Input:

=======

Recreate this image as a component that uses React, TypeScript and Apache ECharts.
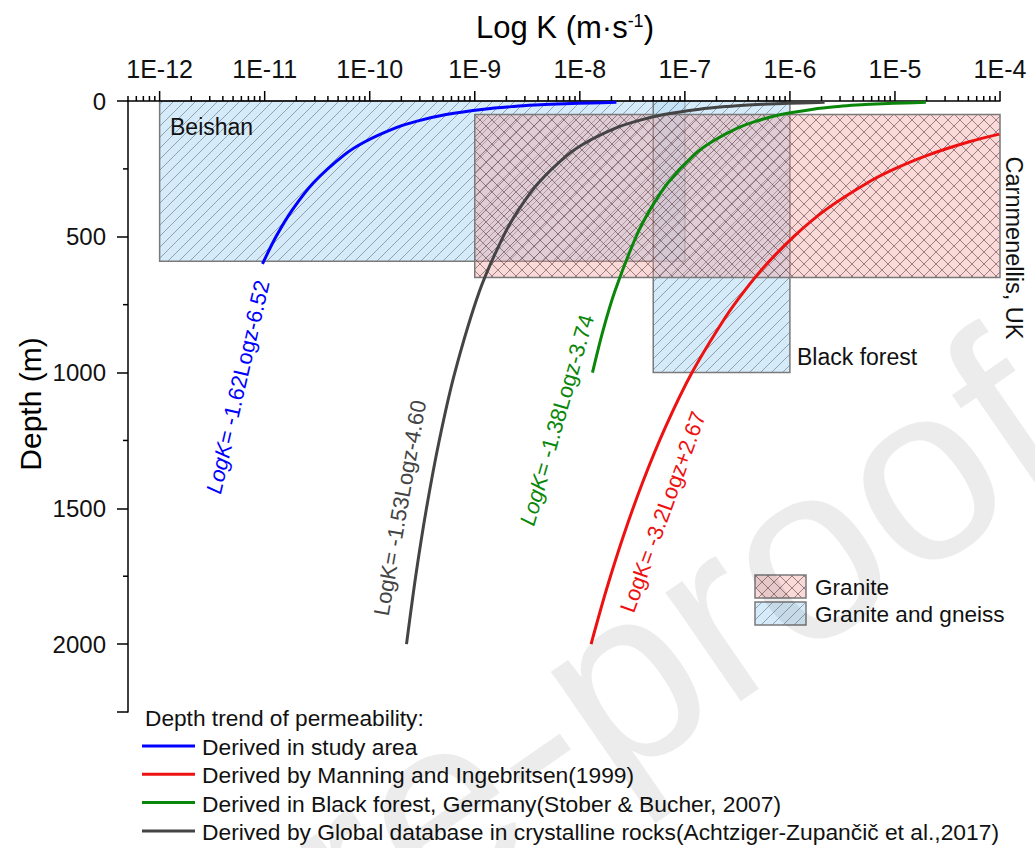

=======

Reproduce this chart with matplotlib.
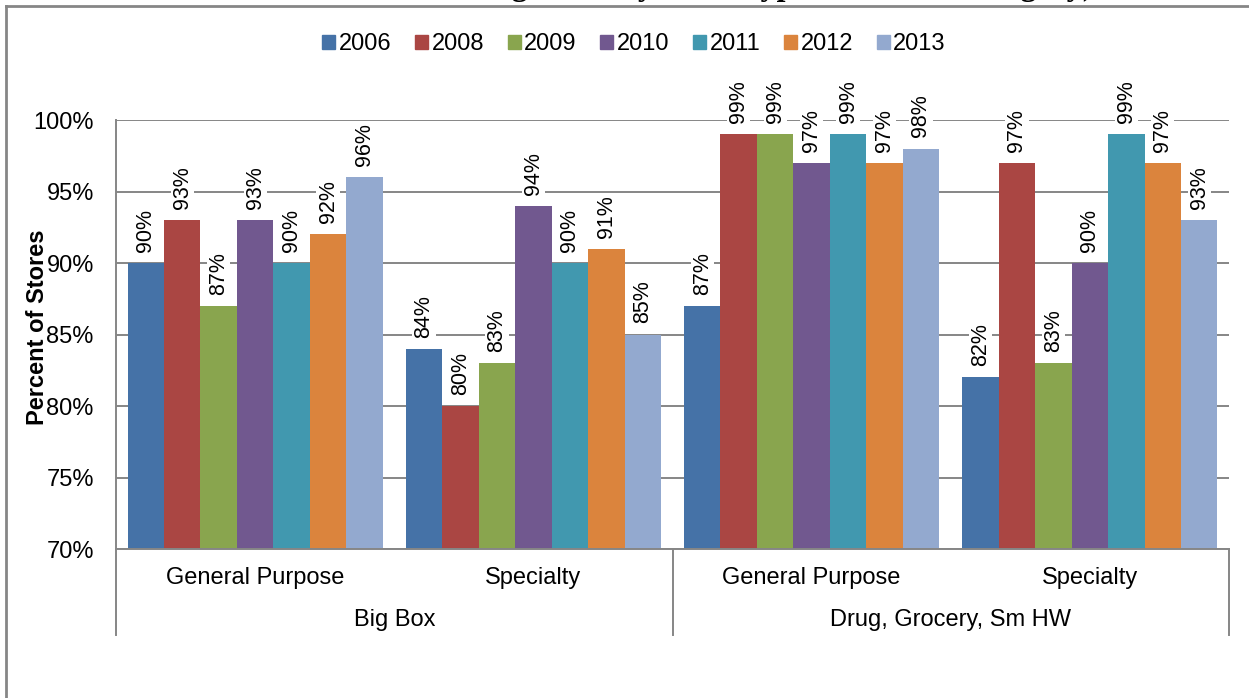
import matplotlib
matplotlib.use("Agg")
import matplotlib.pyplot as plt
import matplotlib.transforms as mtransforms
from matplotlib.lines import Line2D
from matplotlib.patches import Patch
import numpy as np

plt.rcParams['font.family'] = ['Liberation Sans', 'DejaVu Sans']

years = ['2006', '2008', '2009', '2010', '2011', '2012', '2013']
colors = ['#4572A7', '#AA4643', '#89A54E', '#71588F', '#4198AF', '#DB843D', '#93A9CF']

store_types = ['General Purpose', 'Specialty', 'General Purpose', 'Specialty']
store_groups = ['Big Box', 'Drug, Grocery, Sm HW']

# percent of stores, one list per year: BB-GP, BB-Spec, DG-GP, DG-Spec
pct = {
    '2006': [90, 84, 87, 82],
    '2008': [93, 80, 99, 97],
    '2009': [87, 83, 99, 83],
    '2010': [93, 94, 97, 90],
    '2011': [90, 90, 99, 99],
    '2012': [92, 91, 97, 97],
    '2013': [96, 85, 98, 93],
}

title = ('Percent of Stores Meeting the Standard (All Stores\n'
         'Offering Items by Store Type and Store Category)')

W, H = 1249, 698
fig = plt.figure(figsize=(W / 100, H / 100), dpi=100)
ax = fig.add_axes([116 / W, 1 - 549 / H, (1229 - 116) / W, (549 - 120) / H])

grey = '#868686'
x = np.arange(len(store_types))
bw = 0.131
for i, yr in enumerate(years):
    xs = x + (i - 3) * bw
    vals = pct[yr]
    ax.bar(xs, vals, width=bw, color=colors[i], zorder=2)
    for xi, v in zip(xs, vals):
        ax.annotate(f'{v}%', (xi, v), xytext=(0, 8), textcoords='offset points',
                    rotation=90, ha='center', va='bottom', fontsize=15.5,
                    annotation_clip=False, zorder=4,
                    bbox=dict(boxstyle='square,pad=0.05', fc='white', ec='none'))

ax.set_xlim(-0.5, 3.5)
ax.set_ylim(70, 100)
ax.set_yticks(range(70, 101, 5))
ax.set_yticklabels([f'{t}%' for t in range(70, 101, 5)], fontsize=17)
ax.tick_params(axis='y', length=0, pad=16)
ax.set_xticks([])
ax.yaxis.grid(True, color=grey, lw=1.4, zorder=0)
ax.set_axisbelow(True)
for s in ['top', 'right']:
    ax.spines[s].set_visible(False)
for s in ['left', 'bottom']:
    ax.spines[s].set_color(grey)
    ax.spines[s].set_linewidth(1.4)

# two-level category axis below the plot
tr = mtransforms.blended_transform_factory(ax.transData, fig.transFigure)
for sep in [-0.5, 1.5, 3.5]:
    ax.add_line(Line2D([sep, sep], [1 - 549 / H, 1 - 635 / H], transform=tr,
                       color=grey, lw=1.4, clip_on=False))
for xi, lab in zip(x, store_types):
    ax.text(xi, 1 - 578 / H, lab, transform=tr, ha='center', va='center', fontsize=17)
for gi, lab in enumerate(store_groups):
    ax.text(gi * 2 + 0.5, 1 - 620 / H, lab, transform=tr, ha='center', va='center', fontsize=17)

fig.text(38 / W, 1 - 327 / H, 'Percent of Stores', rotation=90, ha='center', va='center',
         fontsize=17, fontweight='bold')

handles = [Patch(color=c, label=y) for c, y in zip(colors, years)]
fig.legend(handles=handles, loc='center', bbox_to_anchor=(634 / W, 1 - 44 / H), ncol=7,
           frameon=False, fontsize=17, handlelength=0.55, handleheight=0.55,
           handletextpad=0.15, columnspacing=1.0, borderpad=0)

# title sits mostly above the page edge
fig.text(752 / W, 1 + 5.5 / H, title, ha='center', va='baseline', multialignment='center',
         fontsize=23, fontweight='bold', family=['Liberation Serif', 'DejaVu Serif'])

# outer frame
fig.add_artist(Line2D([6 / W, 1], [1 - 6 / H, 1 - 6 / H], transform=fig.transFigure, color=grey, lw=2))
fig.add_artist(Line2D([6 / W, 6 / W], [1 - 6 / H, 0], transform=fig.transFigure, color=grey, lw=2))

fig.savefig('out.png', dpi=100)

=======

Description of the task: How many lines in the records above contain the word "matplotlib"? Give only the number.

Result for this exercise: 7